In [19]:
from sklearn.feature_extraction.text import CountVectorizer
from sklearn.metrics.pairwise import cosine_similarity

count_matrix gives us a sparse matrix. To make it in human readable form, we need to apply toarrray() method over it. And before printing out this count_matrix, let us first print out the feature list(or, word list), which have been fed to our CountVectorizer() object.

In [21]:
text = ["London Paris London", "Paris Paris London"]

we need to find a way to represent these texts as vectors. The CountVectorizer() class from sklearn.feature_extraction.text library can do this for us. We need to import this library before we can create a new CountVectorizer() object.

In [23]:
cv = CountVectorizer()

In [25]:
count_matrix = cv.fit_transform(text)

In [27]:
print(count_matrix)

  (0, 0)	2
  (0, 1)	1
  (1, 0)	1
  (1, 1)	2


In [29]:
print(count_matrix.toarray())

[[2 1]
 [1 2]]


This indicates that the word ‘london’ occurs 2 times in A and 1 time in B. Similarly, the word ‘paris’ occurs 1 time in A and 2 times in B. Makes sense. Right?

Now, we need to find cosine(or “cos”) similarity between these vectors to find out how similar they are from each other. We can calculate this using cosine_similarity() function from sklearn.metrics.pairwise library.

In [31]:
similarity_scores = cosine_similarity(count_matrix)

In [33]:
print(similarity_scores)

[[1.  0.8]
 [0.8 1. ]]


Each row of the similarity matrix indicates each sentence of our input. So, row 0 = Text A and row 1 = Text B.

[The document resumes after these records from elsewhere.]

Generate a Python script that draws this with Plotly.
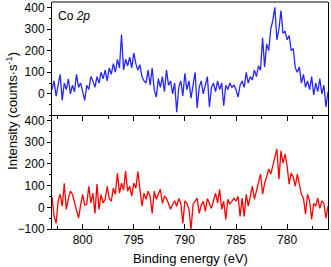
import numpy as np
import plotly.graph_objects as go
from plotly.subplots import make_subplots

# Binding energy grid (eV), high -> low, 0.2 eV steps
e_start, e_end = 803.0, 776.0

top_counts = [20, 60, -10, 40, 90, -30, 50, 20, 70, 0,
              40, 10, 90, 30, 50, 10, -30, 40, 20, 80,
              60, 30, 80, 50, 100, 70, 110, 60, 120, 90,
              140, 100, 160, 120, 275, 110, 160, 130, 170, 120,
              190, 140, 110, 135, 80, 60, 50, 110, 40, 120,
              20, -15, 70, 30, 80, 10, 110, 40, 60, 0,
              50, -85, 30, 60, -10, 95, 20, 60, -20, 40,
              100, -65, 30, 60, 0, 40, 80, -60, 30, 50,
              10, 60, 20, 50, -55, 40, 20, 50, 30, 40,
              20, -15, 40, 60, 30, 100, 50, 80, 65, 110,
              80, 130, 110, 260, 125, 230, 200, 300, 340, 400,
              250, 300, 385, 280, 290, 250, 270, 200, 210, 120,
              100, 125, 50, 90, 30, 60, 20, 80, -5, 50,
              10, 70, 0, 40, -60, 10]

bottom_counts = [50, -40, -74, 30, 60, 5, 110, -10, 40, 75,
                 60, 20, -10, -50, 10, 60, 10, 15, 97, 20,
                 65, -28, 107, -10, 60, 20, 37, 97, 40, 28,
                 88, 60, 158, 65, 111, 80, 167, 74, 97, 51,
                 111, 88, 165, 97, 5, 65, 37, 74, 50, -28,
                 74, 37, 60, 83, 18, 50, 42, 20, -9, 14,
                 30, 5, 40, 18, -74, 30, 18, -9, -102, 14,
                 30, 42, -28, 10, 28, -19, 40, 18, -5, 30,
                 65, 20, 83, -9, 28, -56, 37, 14, 30, 42,
                 28, 51, -42, 42, -42, 60, 5, 50, 97, 37,
                 74, 110, 153, 60, 111, 140, 176, 153, 200, 230,
                 269, 130, 260, 204, 246, 190, 107, 158, 140, 97,
                 153, 107, 60, 42, -32, 60, 30, -56, 18, 5,
                 42, -5, 30, 18, -50, 5]

x_tick_vals = [800, 795, 790, 785, 780]
y_tick_vals_top = [0, 100, 200, 300, 400]
y_tick_vals_bottom = [-100, 0, 100, 200, 300, 400]

x_top = np.linspace(e_start, e_end, len(top_counts))
x_bot = np.linspace(e_start, e_end, len(bottom_counts))

fig = make_subplots(rows=2, cols=1, shared_xaxes=True, vertical_spacing=0)

fig.add_trace(go.Scatter(x=x_top, y=top_counts, mode="lines",
                         line=dict(color="#2626FF", width=1.3), showlegend=False),
              row=1, col=1)
fig.add_trace(go.Scatter(x=x_bot, y=bottom_counts, mode="lines",
                         line=dict(color="#FF0000", width=1.3), showlegend=False),
              row=2, col=1)

fam = "Liberation Sans, Arial, sans-serif"
font = dict(family=fam, size=12, color="black")

fig.update_xaxes(range=[803, 776], showline=False, showgrid=False, zeroline=False,
                 ticks="", showticklabels=False, row=1, col=1)
fig.update_xaxes(range=[803, 776], showline=True, linecolor="black", linewidth=1,
                 mirror="ticks", showgrid=False, zeroline=False,
                 ticks="inside", ticklen=5, tickwidth=1, tickcolor="black",
                 tickvals=x_tick_vals, tickfont=font,
                 minor=dict(ticks="inside", ticklen=3, dtick=2.5, tick0=800,
                            tickcolor="black", tickwidth=1),
                 row=2, col=1)

common_y = dict(showline=True, linecolor="black", linewidth=1, mirror=True,
                showgrid=False, zeroline=False, ticks="outside", ticklen=4,
                tickwidth=1, tickcolor="black", tickfont=font,
                minor=dict(ticks="outside", ticklen=2, dtick=50, tick0=0,
                           tickcolor="black", tickwidth=1))
fig.update_yaxes(**common_y, range=[-100, 425], tickvals=y_tick_vals_top, row=1, col=1)
fig.update_yaxes(**common_y, range=[-100, 423], tickvals=y_tick_vals_bottom, row=2, col=1)

# top border of the upper panel
fig.add_shape(type="line", xref="paper", yref="paper", x0=0, x1=1, y0=1, y1=1,
              line=dict(color="black", width=1))

fig.add_annotation(text="Co <i>2p</i>", xref="paper", yref="paper", x=0.015, y=0.978,
                   xanchor="left", yanchor="top", showarrow=False,
                   font=dict(family=fam, size=12, color="black"))
fig.add_annotation(text="Intensity (counts·s<sup>-1</sup>)", xref="paper", yref="paper",
                   x=-0.145, y=0.52, xanchor="center", yanchor="middle", textangle=-90,
                   showarrow=False, font=dict(family=fam, size=13, color="black"))
fig.add_annotation(text="Binding energy (eV)", xref="paper", yref="paper",
                   x=0.5, y=-0.128, xanchor="center", yanchor="middle", showarrow=False,
                   font=dict(family=fam, size=13, color="black"))

fig.update_layout(width=331, height=267,
                  margin=dict(l=52, r=3, t=2, b=38, autoexpand=False),
                  plot_bgcolor="white", paper_bgcolor="white")

fig.write_html("out.html", config={"displayModeBar": False},
               post_script="document.body.style.margin='0';document.body.style.padding='0';")
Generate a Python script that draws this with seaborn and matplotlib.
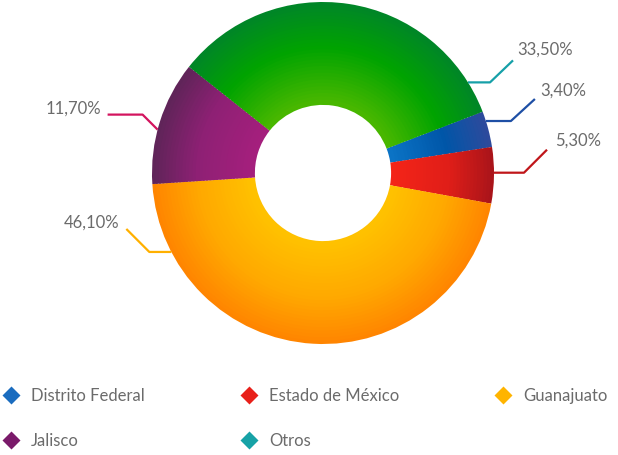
import numpy as np
import matplotlib
matplotlib.use("Agg")
import matplotlib.pyplot as plt
from matplotlib.colors import to_rgb
from matplotlib.lines import Line2D
import seaborn as sns

# ---- data ---------------------------------------------------------------------
categories = ["Distrito Federal", "Estado de México", "Guanajuato", "Jalisco", "Otros"]
shares = [3.4, 5.3, 46.1, 11.7, 33.5]

# ---- styles -------------------------------------------------------------------
# radial gradient stops per slice: outer, middle, inner
slice_stops = [
    ["#2f4a9c", "#0056a8", "#0b74c6"],
    ["#a8141a", "#e01e18", "#f42418"],
    ["#ff8400", "#ffa800", "#ffc200"],
    ["#5e2458", "#8e2074", "#a51f7d"],
    ["#008528", "#00a300", "#4ab800"],
]
legend_colors = ["#1a6cbf", "#e8201a", "#ffb400", "#7a1a6a", "#17a2a6"]
leader_colors = ["#1e4fa5", "#c0161a", "#ffb000", "#d3145e", "#16a0a8"]

# leader layout in pixels: anchor angle on outer edge, segments walked outwards,
# text offset from the last point and alignment
leader_angle = [17.7, 0.1, 207.5, 165.3, 32.0]
leader_segs = [
    [(25, 0), (24, 22)],
    [(30, 0), (23, 23)],
    [(-22, 0), (-23, 23)],
    [(-15, 15), (-35, 0)],
    [(22, 0), (23, 22)],
]
text_off = [(5, 8), (8, 9), (-7, 6), (-6, 6), (4, 11)]
text_ha = ["left", "left", "right", "right", "left"]

W, H = 618, 455
CX, CY, R = 323, 173, 171      # pie center / radius in pixels (y from top)
HOLE = 0.41
GREY = "#6b6b6b"

sns.set_theme(style="white")
plt.rcParams["font.family"] = ["Lato", "DejaVu Sans"]

fig = plt.figure(figsize=(W / 100, H / 100), dpi=100)
ax = fig.add_axes([0, 0, 1, 1])
ax.axis("off")


def blend(stops, t):
    # t = 0 outer, 1 inner
    a, b, c = (np.array(to_rgb(s)) for s in stops)
    if t < 0.45:
        return tuple(a + (b - a) * (t / 0.45))
    return tuple(b + (c - b) * ((t - 0.45) / 0.55))


# donut drawn as thin concentric rings to fake the radial shading
n_rings = 30
ring_w = (1 - HOLE) / n_rings
for k in range(n_rings):
    t = (k + 0.5) / n_rings
    cols = [blend(s, t) for s in slice_stops]
    ax.pie(shares, radius=1 - k * ring_w, colors=cols, startangle=21,
           counterclock=False,
           wedgeprops=dict(width=ring_w * 1.6, edgecolor="none", linewidth=0))
ax.set_xlim(-CX / R, (W - CX) / R)
ax.set_ylim(-(H - CY) / R, CY / R)
ax.set_aspect("auto")

# leader lines + value labels
for i, v in enumerate(shares):
    a = np.deg2rad(leader_angle[i])
    pts = [(np.cos(a), np.sin(a))]
    for dx, dy in leader_segs[i]:
        x0, y0 = pts[-1]
        pts.append((x0 + dx / R, y0 + dy / R))
    xs, ys = zip(*pts)
    ax.plot(xs, ys, color=leader_colors[i], lw=1.6, solid_capstyle="butt")
    ox, oy = text_off[i]
    ax.text(xs[-1] + ox / R, ys[-1] + oy / R, f"{v:.2f}%".replace(".", ","),
            ha=text_ha[i], va="center", fontsize=12, color=GREY)

# legend with diamond markers; matplotlib fills columns first, so reorder
# to read row by row like the reference (3 per row)
handles = [Line2D([], [], marker="D", ls="none", ms=9, color=c, mec="none")
           for c in legend_colors]
order = [0, 3, 1, 4, 2]
fig.legend([handles[i] for i in order], [categories[i] for i in order],
           loc="upper left", ncol=3, mode="expand",
           bbox_to_anchor=(-0.006, 0.0, 1.0, 0.162), frameon=False, fontsize=12,
           labelcolor=GREY, handlelength=1.0, handletextpad=0.7,
           labelspacing=1.75, borderaxespad=0.0)

fig.savefig("out.png", dpi=100)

The same thing applies for columns. To get a better understanding over this, we can say that the output given above is same as the following

Interpreting this, says that Text A is similar to Text A(itself) by 100%(position [0,0]) and Text A is similar to Text B by 80%(position [0,1]). And by looking at the kind of output it is giving, we can easily say that this is always going to output a symmetric matrix. Because, if Text A is similar to Text B by 80% then, Text B is also going to be similar to Text A by 80%.
Now we know how to find similarity between contents. So, let’s try to apply this knowledge to build a content based movie recommendation engine.

# Building the recommendation engine:

# import all the required libraries

In [43]:
import pandas as pd
import numpy as np
from sklearn.feature_extraction.text import CountVectorizer
from sklearn.metrics.pairwise import cosine_similarity

In [69]:
df = pd.read_csv(r"C:\Users\ASUS\Downloads\movie_dataset.csv")

In [73]:
print (df.columns)

Index(['index', 'budget', 'genres', 'homepage', 'id', 'keywords',
       'original_language', 'original_title', 'overview', 'popularity',
       'production_companies', 'production_countries', 'release_date',
       'revenue', 'runtime', 'spoken_languages', 'status', 'tagline', 'title',
       'vote_average', 'vote_count', 'cast', 'crew', 'director'],
      dtype='object')


In [75]:
features = ['keywords','cast','genres','director']

Our next task is to create a function for combining the values of these columns into a single string.

In [77]:
def combine_features(row):
    return row['keywords']+" "+row['cast']+" "+row['genres']+" "+row['director']

In [79]:
for feature in features:
    df[feature] = df[feature].fillna('') 

df["combined_features"] = df.apply(combine_features,axis=1)

In [89]:
print("Combined Features:", df["combined_features"].head())

Combined Features: 0    culture clash future space war space colony so...
1    ocean drug abuse exotic island east india trad...
2    spy based on novel secret agent sequel mi6 Dan...
3    dc comics crime fighter terrorist secret ident...
4    based on novel mars medallion space travel pri...
Name: combined_features, dtype: object


In [81]:
df.iloc[0].combined_features

'culture clash future space war space colony society Sam Worthington Zoe Saldana Sigourney Weaver Stephen Lang Michelle Rodriguez Action Adventure Fantasy Science Fiction James Cameron'

Now that we have obtained the combined strings, we can now feed these strings to a CountVectorizer() object for getting the count matrix.

In [91]:
cv = CountVectorizer() 
count_matrix = cv.fit_transform(df["combined_features"])

In [93]:
print(count_matrix.shape)

(4803, 14845)


In [59]:
cosine_sim = cosine_similarity(count_matrix)

In [61]:
def get_title_from_index(index):
    return df[df.index == index]["title"].values[0]
def get_index_from_title(title):
    return df[df.title == title]["index"].values[0]

In [63]:
movie_user_likes = "Avatar"
movie_index = get_index_from_title(movie_user_likes)
similar_movies = list(enumerate(cosine_sim[movie_index]))

In [65]:
sorted_similar_movies = sorted(similar_movies,key=lambda x:x[1],reverse=True)[1:]

In [67]:
i=0
print("Top 5 similar movies to "+movie_user_likes+" are:\n")
for element in sorted_similar_movies:
    print(get_title_from_index(element[0]))
    i=i+1
    if i>5:
        break

Top 5 similar movies to Avatar are:

Guardians of the Galaxy
Aliens
Star Wars: Clone Wars: Volume 1
Star Trek Into Darkness
Star Trek Beyond
Alien